Mark Foster, Senior Vice President, IBM Services, attributed this to employees' expectations of their employers having significantly changed over the past year. “The 'anywhere' workforce can require leaders to provide agile technology, to adopt more empathetic leadership models that prioritize employee well-being and to champion flexible and inclusive cultures,” he said.
Curiously, the study found that the CEOs of low-performing companies—defined as those within the bottom 20 percent for revenue growth—were much less likely to consider the 'anywhere' workforce a priority. Only 25 percent of them counted it as a top leadership challenge, although the study did not examine why.
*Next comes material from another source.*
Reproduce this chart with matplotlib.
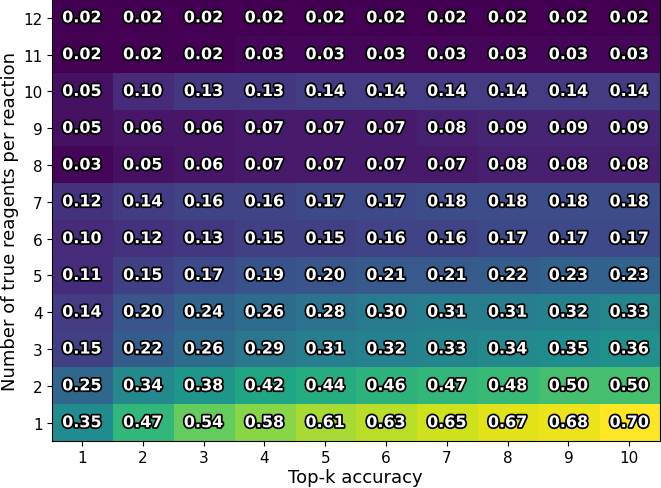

Questions around employee well-being also highlighted a similar disparity between the views of top and bottom-performing company CEOs. 77 percent of CEOs of top-performing companies said they plan to prioritize employee well-being even if it affects near-term profitability, but only 39 percent of CEOs of underperformers shared that view.
The focus on leadership and employee welfare may drive these companies' ability to attract and retain talent—or not. A separate IBV study found that 25 percent of employees are planning to change jobs in 2021, with the top reasons cited being the need for a more flexible work schedule or location.